DO THIS
Using the listing below, give again exactly the lines from the line with "Recreate this image as a Python" to the line with "ax = fig.add_axes([403", inclusive, without the pictures.

DATA EXTRACT
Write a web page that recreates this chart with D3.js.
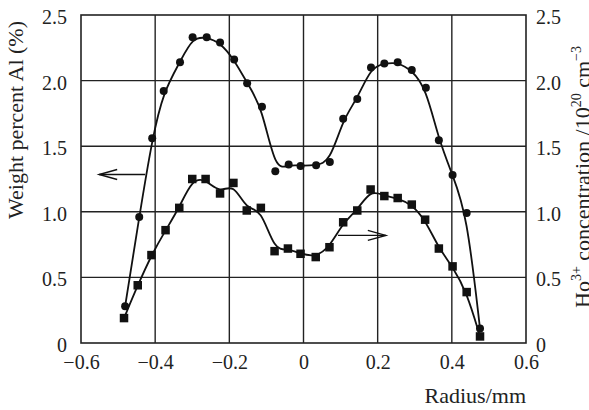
<!DOCTYPE html>
<html>
<head>
<meta charset="utf-8">
<script src="https://cdn.jsdelivr.net/npm/d3@7"></script>
<style>
  body { margin: 0; background: #fff; }
  svg text { font-family: "Liberation Serif", "DejaVu Serif", serif; fill: #222; }
</style>
</head>
<body>
<svg id="chart" width="589" height="410"></svg>
<script>
// Al weight percent (circles), radius in mm
var alRadius = [-0.481, -0.443, -0.408, -0.377, -0.333, -0.299, -0.261, -0.225, -0.187, -0.152, -0.112,
                -0.076, -0.040, -0.008, 0.034, 0.071, 0.107, 0.145, 0.182, 0.218, 0.254, 0.292, 0.330,
                0.365, 0.402, 0.440, 0.476];
var alValues = [0.28, 0.96, 1.56, 1.92, 2.14, 2.33, 2.33, 2.29, 2.16, 1.98, 1.80,
                1.31, 1.36, 1.35, 1.355, 1.38, 1.71, 1.86, 2.10, 2.13, 2.14, 2.08, 1.945,
                1.546, 1.28, 0.99, 0.11];

// Ho3+ concentration (squares)
var hoRadius = [-0.484, -0.447, -0.410, -0.372, -0.335, -0.300, -0.264, -0.225, -0.189, -0.153, -0.115,
                -0.078, -0.042, -0.008, 0.033, 0.070, 0.107, 0.145, 0.181, 0.218, 0.254, 0.292,
                0.328, 0.365, 0.402, 0.440, 0.476];
var hoValues = [0.19, 0.44, 0.67, 0.86, 1.03, 1.25, 1.25, 1.14, 1.22, 1.01, 1.03,
                0.70, 0.72, 0.68, 0.655, 0.73, 0.92, 1.01, 1.17, 1.12, 1.105, 1.055,
                0.94, 0.72, 0.584, 0.388, 0.05];

var xTicks = [-0.6, -0.4, -0.2, 0, 0.2, 0.4, 0.6];
var yTicks = [0, 0.5, 1.0, 1.5, 2.0, 2.5];

var svg = d3.select("#chart");
var plotL = 81, plotR = 526, plotT = 15, plotB = 343;

var x = d3.scaleLinear().domain([-0.6, 0.6]).range([plotL, plotR]);
var y = d3.scaleLinear().domain([0, 2.5]).range([plotB, plotT]);

function fmtX(d) {
  if (d === 0) return "0";
  return (d < 0 ? "\u2212" : "") + Math.abs(d).toFixed(1);
}
function fmtY(d) { return d === 0 ? "0" : d.toFixed(1); }

// grid
var grid = svg.append("g").attr("stroke", "#222").attr("stroke-width", 1.4);
grid.selectAll(".gx").data(xTicks.slice(1, -1)).enter().append("line")
    .attr("x1", x).attr("x2", x).attr("y1", plotT).attr("y2", plotB);
grid.selectAll(".gy").data(yTicks.slice(1, -1)).enter().append("line")
    .attr("y1", y).attr("y2", y).attr("x1", plotL).attr("x2", plotR);

svg.append("rect")
    .attr("x", plotL).attr("y", plotT)
    .attr("width", plotR - plotL).attr("height", plotB - plotT)
    .attr("fill", "none").attr("stroke", "#222").attr("stroke-width", 1.6);

// axes (labels only)
var axL = svg.append("g").attr("transform", "translate(" + plotL + ",0)")
    .call(d3.axisLeft(y).tickValues(yTicks).tickFormat(fmtY).tickSize(0).tickPadding(14));
var axR = svg.append("g").attr("transform", "translate(" + plotR + ",0)")
    .call(d3.axisRight(y).tickValues(yTicks).tickFormat(fmtY).tickSize(0).tickPadding(10));
var axB = svg.append("g").attr("transform", "translate(0," + plotB + ")")
    .call(d3.axisBottom(x).tickValues(xTicks).tickFormat(fmtX).tickSize(0).tickPadding(12));
[axL, axR, axB].forEach(function(a) {
  a.select(".domain").remove();
  a.selectAll("text").attr("font-size", 20).attr("font-family", "Liberation Serif").attr("fill", "#222");
});
axL.selectAll("text").attr("dy", "0.42em");
axR.selectAll("text").attr("dy", "0.42em");
axB.selectAll("text").attr("dy", "0.68em");

// curves
var alData = alRadius.map(function(r, i) { return [r, alValues[i]]; });
var hoData = hoRadius.map(function(r, i) { return [r, hoValues[i]]; });

var line = d3.line().x(function(d) { return x(d[0]); }).y(function(d) { return y(d[1]); })
    .curve(d3.curveBasis);

svg.append("path").datum(alData).attr("d", line)
    .attr("fill", "none").attr("stroke", "#111").attr("stroke-width", 1.8);
svg.append("path").datum(hoData).attr("d", line)
    .attr("fill", "none").attr("stroke", "#111").attr("stroke-width", 1.8);

svg.selectAll(".al").data(alData).enter().append("circle")
    .attr("cx", function(d) { return x(d[0]); })
    .attr("cy", function(d) { return y(d[1]); })
    .attr("r", 4).attr("fill", "#111");

var sq = 8.5;
svg.selectAll(".ho").data(hoData).enter().append("rect")
    .attr("x", function(d) { return x(d[0]) - sq / 2; })
    .attr("y", function(d) { return y(d[1]) - sq / 2; })
    .attr("width", sq).attr("height", sq).attr("fill", "#111");

// arrows
function arrow(x0, x1, v) {
  var g = svg.append("g").attr("stroke", "#111").attr("stroke-width", 1.4).attr("fill", "none");
  var yy = y(v), xa = x(x0), xb = x(x1), dir = xb > xa ? -1 : 1;
  g.append("line").attr("x1", xa).attr("x2", xb).attr("y1", yy).attr("y2", yy);
  g.append("path").attr("d", "M" + (xb + dir * 18) + "," + (yy - 5) + "L" + xb + "," + yy +
      "L" + (xb + dir * 18) + "," + (yy + 5));
}
arrow(-0.427, -0.551, 1.284);
arrow(0.093, 0.222, 0.82);

// axis titles
svg.append("text")
    .attr("transform", "translate(23,120) rotate(-90)")
    .attr("text-anchor", "middle").attr("font-size", 22)
    .text("Weight percent Al (%)");

var rt = svg.append("text")
    .attr("transform", "translate(590,308) rotate(-90)")
    .attr("text-anchor", "start").attr("font-size", 22);
rt.append("tspan").text("Ho");
rt.append("tspan").attr("font-size", 14).attr("dy", -9).text("3+");
rt.append("tspan").attr("dy", 9).text(" concentration /10");
rt.append("tspan").attr("font-size", 14).attr("dy", -9).text("20");
rt.append("tspan").attr("dy", 9).text(" cm");
rt.append("tspan").attr("font-size", 14).attr("dy", -9).text("\u22123");

svg.append("text")
    .attr("x", 526).attr("y", 403)
    .attr("text-anchor", "end").attr("font-size", 22)
    .text("Radius/mm");
</script>
</body>
</html>
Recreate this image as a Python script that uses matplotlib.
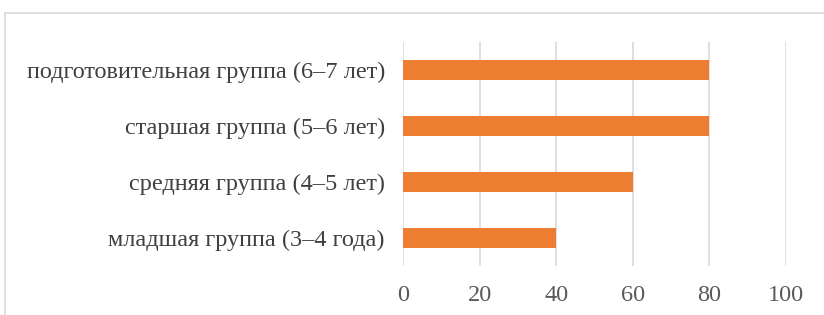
import matplotlib.pyplot as plt
from matplotlib.patches import Rectangle

categories = [
    "младшая группа (3–4 года)",
    "средняя группа (4–5 лет)",
    "старшая группа (5–6 лет)",
    "подготовительная группа (6–7 лет)",
]
values = [40, 60, 80, 80]
x_ticks = [0, 20, 40, 60, 80, 100]

plt.rcParams["font.family"] = ["Liberation Serif", "DejaVu Serif"]

fig = plt.figure(figsize=(8.24, 3.15), dpi=100)
ax = fig.add_axes([403 / 824, 1 - 266 / 315, 383 / 824, 224 / 315])

ax.barh(range(len(categories)), values, height=0.36, color="#ED7D31", zorder=3)

ax.set_xlim(0, 100)
ax.set_ylim(-0.5, len(categories) - 0.5)
ax.set_xticks(x_ticks)
ax.set_yticks(range(len(categories)))
ax.set_yticklabels(categories)
ax.grid(axis="x", color="#D9D9D9", linewidth=1.2, zorder=0)
ax.tick_params(axis="x", length=0, pad=14, labelsize=17.5, labelcolor="#595959")
ax.tick_params(axis="y", length=0, pad=13, labelsize=17.5, labelcolor="#404040")
for s in ax.spines.values():
    s.set_visible(False)

# outer chart frame
fig.patches.append(Rectangle((5 / 824, -0.2), 1.2, 1.2 - 13 / 315,
                             transform=fig.transFigure, fill=False,
                             edgecolor="#D9D9D9", linewidth=1.2))

fig.savefig("out.png", dpi=100)
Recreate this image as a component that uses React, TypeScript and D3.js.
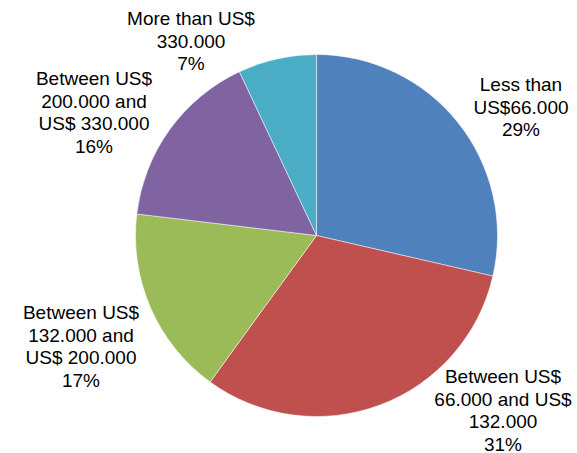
import React from "react";
import * as d3 from "d3";

const categories: string[][] = [
  ["Less than", "US$66.000"],
  ["Between US$", "66.000 and US$", "132.000"],
  ["Between US$", "132.000 and", "US$ 200.000"],
  ["Between US$", "200.000 and", "US$ 330.000"],
  ["More than US$", "330.000"],
];
const values: number[] = [28.6, 31.4, 16.9, 16.1, 7.0];
const colors: string[] = ["#4F81BD", "#C0504D", "#9BBB59", "#8064A2", "#4BACC6"];

// label anchor (center x, first baseline y) — layout only
const labelPos: [number, number][] = [
  [521, 91],
  [503, 383],
  [81, 319],
  [94, 85],
  [191, 25],
];

const W = 577;
const H = 453;
const cx = 316.5;
const cy = 235.5;
const R = 181;
const LINE = 22.5;

export default function App() {
  const pie = d3.pie<number>().sort(null).value((d) => d)(values);
  const arc = d3.arc<d3.PieArcDatum<number>>().innerRadius(0).outerRadius(R);
  const total = d3.sum(values);
  return (
    <div style={{ position: "absolute", left: 0, top: 0 }}>
      <svg width={W} height={H} style={{ display: "block", background: "#fff" }}>
        <g transform={`translate(${cx},${cy})`}>
          {pie.map((p, i) => (
            <path key={i} d={arc(p) || ""} fill={colors[i]} stroke="#ffffff" strokeWidth={0.5} />
          ))}
        </g>
        {categories.map((lines, i) => {
          const all = [...lines, `${Math.round((values[i] / total) * 100)}%`];
          const [x, y] = labelPos[i];
          return (
            <text
              key={i}
              x={x}
              y={y}
              textAnchor="middle"
              fontFamily="'Liberation Sans', Arial, sans-serif"
              fontSize={19}
              fill="#000"
            >
              {all.map((t, j) => (
                <tspan key={j} x={x} y={y + j * LINE}>
                  {t}
                </tspan>
              ))}
            </text>
          );
        })}
      </svg>
    </div>
  );
}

RESULT OF THIS TASK
Recreate this image as a Python script that uses matplotlib.
import matplotlib.pyplot as plt
from matplotlib.patches import Rectangle

categories = [
    "младшая группа (3–4 года)",
    "средняя группа (4–5 лет)",
    "старшая группа (5–6 лет)",
    "подготовительная группа (6–7 лет)",
]
values = [40, 60, 80, 80]
x_ticks = [0, 20, 40, 60, 80, 100]

plt.rcParams["font.family"] = ["Liberation Serif", "DejaVu Serif"]

fig = plt.figure(figsize=(8.24, 3.15), dpi=100)
ax = fig.add_axes([403 / 824, 1 - 266 / 315, 383 / 824, 224 / 315])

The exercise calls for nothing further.